Donegal senator Jimmy Harte said it was "very difficult to justify these tough decisions" but that no credible alternatives had been put forward by either Sinn Fein or Fianna Fail.
He added: "I am very unhappy with a lot of what was in the Budget, the respite care cuts and child benefit. I would have liked to have seen a solidarity tax included."
Many Labour TDs and senators were scathing in private but unwilling to state publicly their true feelings.
Others spoke openly of how the cuts are difficult to stomach but stopped short of directly criticising Mr Gilmore and Labour ministers.
Meath East TD Dominic Hannigan said: "Nobody likes having to make these cuts. The best we can do is to ensure they are as fair as possible."
In a further sign of concern within the party, the Labour equivalent of the Fine Gael 'five-a-side' group of disenchanted – but so far loyal – first-time TDs has emerged.
Described as "hardcore Labour" and said to be concerned with maintaining the party's identity, some of the names believed to be involved include Ann Phelan (Carlow Kilkenny) and Dublin TDs Robert Dowds, Eamon Maloney and Michael Conaghan. Derek Nolan (Galway West) is said to be "loosely affiliated" to the group.

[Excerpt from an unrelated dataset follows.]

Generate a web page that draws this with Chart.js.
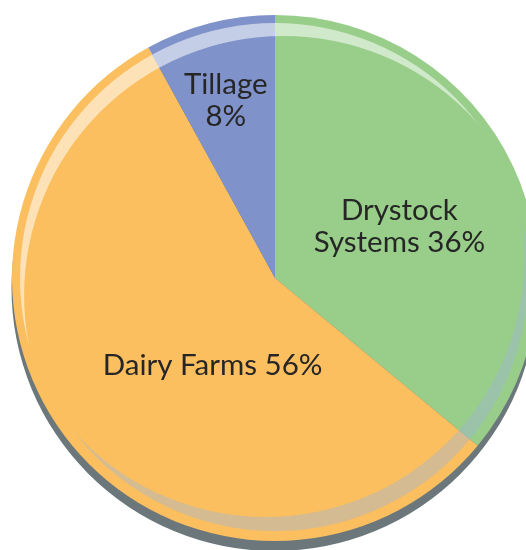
<!DOCTYPE html>
<html lang="en">
<head>
  <meta charset="UTF-8" />
  <title>Farm types</title>
  <script src="https://cdn.jsdelivr.net/npm/chart.js"></script>
  <style>
    html, body { margin: 0; padding: 0; overflow: hidden; background: #fff; }
    #wrap { position: absolute; left: 0; top: 0; }
  </style>
</head>
<body>
  <div id="wrap"><canvas id="pie" width="550" height="556"></canvas></div>
  <script>
    // data
    const categories = ["Drystock Systems", "Dairy Farms", "Tillage"];
    const shares = [36, 56, 8];
    const labelLines = [["Drystock", "Systems 36%"], ["Dairy Farms 56%"], ["Tillage", "8%"]];
    const colours = ["#98ce8a", "#fbbf5f", "#7f92c9"];

    // where each label sits: fraction of radius, degrees away from slice middle
    const labelPlace = [[0.512, 2.7], [0.409, -14.9], [0.70, -1.1]];

    // drop shadow + glossy rings around the pie
    const gloss = {
      id: "gloss",
      beforeDatasetsDraw(chart) {
        const arc = chart.getDatasetMeta(0).data[0];
        const ctx = chart.ctx;
        ctx.save();
        ctx.fillStyle = "#6c777b";
        ctx.beginPath();
        ctx.arc(arc.x - 0.5, arc.y + 10, arc.outerRadius, 0, Math.PI * 2);
        ctx.fill();
        ctx.restore();
      },
      afterDatasetsDraw(chart) {
        const arc = chart.getDatasetMeta(0).data[0];
        const ctx = chart.ctx;
        const R = arc.outerRadius;
        const crescent = (rOut, dx, dy, rIn, fill) => {
          ctx.save();
          ctx.beginPath();
          ctx.arc(arc.x, arc.y, rOut, 0, Math.PI * 2);
          ctx.clip();
          ctx.beginPath();
          ctx.rect(0, 0, chart.width, chart.height);
          ctx.arc(arc.x + dx, arc.y + dy, rIn, 0, Math.PI * 2);
          ctx.fillStyle = fill;
          ctx.fill("evenodd");
          ctx.restore();
        };
        crescent(R - 8, 8.6, 17.5, R - 3.5, "rgba(255,255,255,0.55)");
        crescent(R - 10, -9.3, -19.4, R - 4.6, "rgba(160,180,215,0.42)");

        // labels
        ctx.save();
        ctx.fillStyle = "#262626";
        ctx.font = "29.5px Lato";
        ctx.textAlign = "center";
        ctx.textBaseline = "middle";
        chart.getDatasetMeta(0).data.forEach((el, i) => {
          const mid = (el.startAngle + el.endAngle) / 2 + labelPlace[i][1] * Math.PI / 180;
          const r = R * labelPlace[i][0];
          const cx = el.x + Math.cos(mid) * r;
          const cy = el.y + Math.sin(mid) * r;
          const lines = labelLines[i];
          const lh = 32;
          lines.forEach((t, j) => {
            ctx.fillText(t, cx, cy + (j - (lines.length - 1) / 2) * lh);
          });
        });
        ctx.restore();
      }
    };

    new Chart(document.getElementById("pie"), {
      type: "pie",
      data: {
        labels: categories,
        datasets: [{
          data: shares,
          backgroundColor: colours,
          borderWidth: 0
        }]
      },
      options: {
        responsive: false,
        animation: false,
        layout: { padding: { left: 12, right: 12, top: 15, bottom: 15 } },
        plugins: {
          legend: { display: false },
          tooltip: { enabled: false }
        }
      },
      plugins: [gloss]
    });
  </script>
</body>
</html>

Mr Dowds said he held a meeting on Friday in his constituency to discuss the impact of the Budget.
"People realised it was a difficult Budget and that we have very little option at this stage – but it is difficult."
He felt that ministers Joan Burton and Ruairi Quinn had done a "brilliant job" in ensuring the cuts were limited.
At least seven other TDs, including Mr Keaveney, have also expressed a degree of concern about the party's direction. They include Michael McNamara (Clare); Brendan Ryan (Dublin North); Michael McCarthy (Cork South West); Joanna Tuffy (Dublin Mid West); Ciara Conway (Waterford); and Mr Hannigan.
Senators John Kelly, John Gilroy, Denis Landy and James Heffernan are also openly disaffected with the "current direction of the party".
While the anger is palpable within Labour, some in the party described Mr Keaveney's actions as an open refutation of the party leadership, with whom he has endured a rocky relationship.